UnigramTokenizer <- function(x) NGramTokenizer(x, Weka_control(min=1, max=1))
tdm1 <- TermDocumentMatrix(en_corpus, control = list(tokenize=UnigramTokenizer))
BigramTokenizer <- function(x) NGramTokenizer(x, Weka_control(min = 2, max = 2))
tdm2 <- TermDocumentMatrix(en_corpus, control = list(tokenize = BigramTokenizer))
TrigramTokenizer <- function(x) NGramTokenizer(x, Weka_control(min=3, max=3))
tdm3 <- TermDocumentMatrix(en_corpus, control = list(tokenize=TrigramTokenizer))
FourgramTokenizer <- function(x) NGramTokenizer(x, Weka_control(min=4, max=4))
tdm4 <- TermDocumentMatrix(en_corpus, control = list(tokenize=FourgramTokenizer))
I converted the resulting objects into data frames to graph them and observe the first 25 terms of each n-gram. Using the convertTDMtoDF function, showed in the functions and libraries section of this report.

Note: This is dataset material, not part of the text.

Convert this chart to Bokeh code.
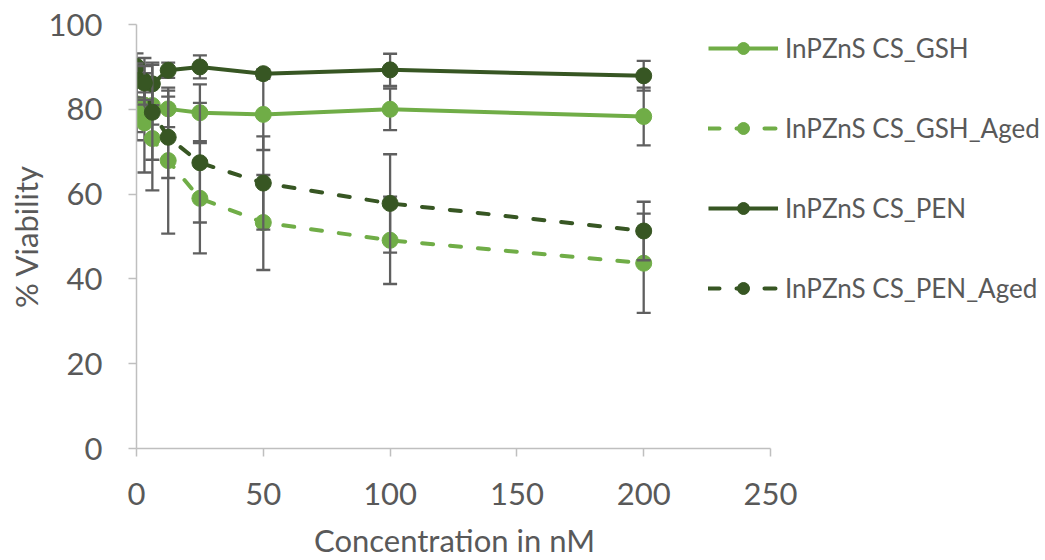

unigram_freq <- convertTDMtoDF(tdm1)
bigram_freq <- convertTDMtoDF(tdm2)
trigram_freq <- convertTDMtoDF(tdm3)
fourgram_freq <- convertTDMtoDF(tdm4)
1-Gram Plot
2-Gram plot
3-Gram plot
4-gram plot
The objective of the project is to build a text prediction algorithm, the input is a text written by the user, and the output, the most probable word that can continue the text.
The idea is to use the n-grams and predict, based on probability, the word that the user is looking for to complete the text.
Then I´ll build a shiny app, giving the user a textbox and a button to predict 3 options of words to complete the input text.